Vogue Editor Apologizes For Irresponsible Photo Of Homeless Reader, But Is That Enough?

03/09/2015 04:02 pm ET | Updated Mar 09, 2015
Ben Gabbe via Getty Images

Not again.

Elisabeth von Thurn und Taxis, a German princess and style editor-at-large for Vogue, came under fire Saturday for an Instagram post she uploaded while in Paris for Fashion Week.

The image, which brings back unfortunate New York Fashion Week memories, shows what appears to be a homeless person reading Vogue. The caption reads "Paris is full of surprises….and @voguemagazine readers even in unexpected corners!" It has since been deleted and replaced with an apology.

homeless person reading vogue

As a royal and well-known member of the fashion industry, the decision to post a photo like this lacks judgment. But there's more to consider than just the fact that she messed up. The post speaks to the larger issue of how the fashion industry presents itself on social media.
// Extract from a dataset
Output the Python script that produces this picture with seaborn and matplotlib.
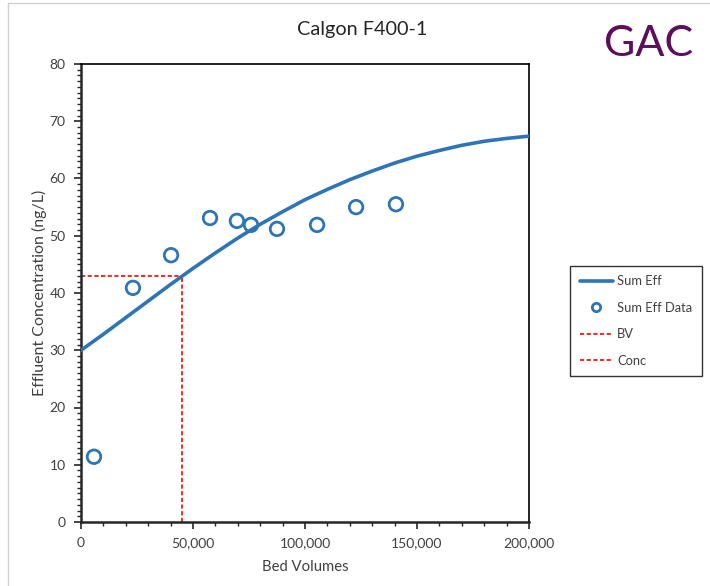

Sure, people who are not in the public eye make mistakes all the time. But the difference between groveling to an offended friend versus an entire community of followers is vast. In an industry that is often perceived as being tragically disconnected from reality, it's important to remember that decisions made on social media carry weight.

This disconnect on social media is not new. Kenneth Cole was criticized previously for exploiting possible military action in Syria to sell shoes. Earlier, he mocked protests in Cairo by claiming people in the region simply hear that the "new spring collection is now available online."

American Apparel has also suffered the consequences of poor decision-making on the Internet. When Hurricane Sandy devastated the east coast in 2012, the brand took the opportunity to offer an online sale to its customers, just in case they were "bored during the storm."

Just last month, Asos faced a PR nightmare of its own after tweeting a photo of its interns that seemed to lack any racial diversity.

Perhaps it's time to reconsider the responsibilities of fashion brands and editors when it comes to social media, which can provide followers with an unpolished version of a company or person. It's up to these tastemakers to understand the effects their posts have on followers and take that into account before posting. Enough is enough.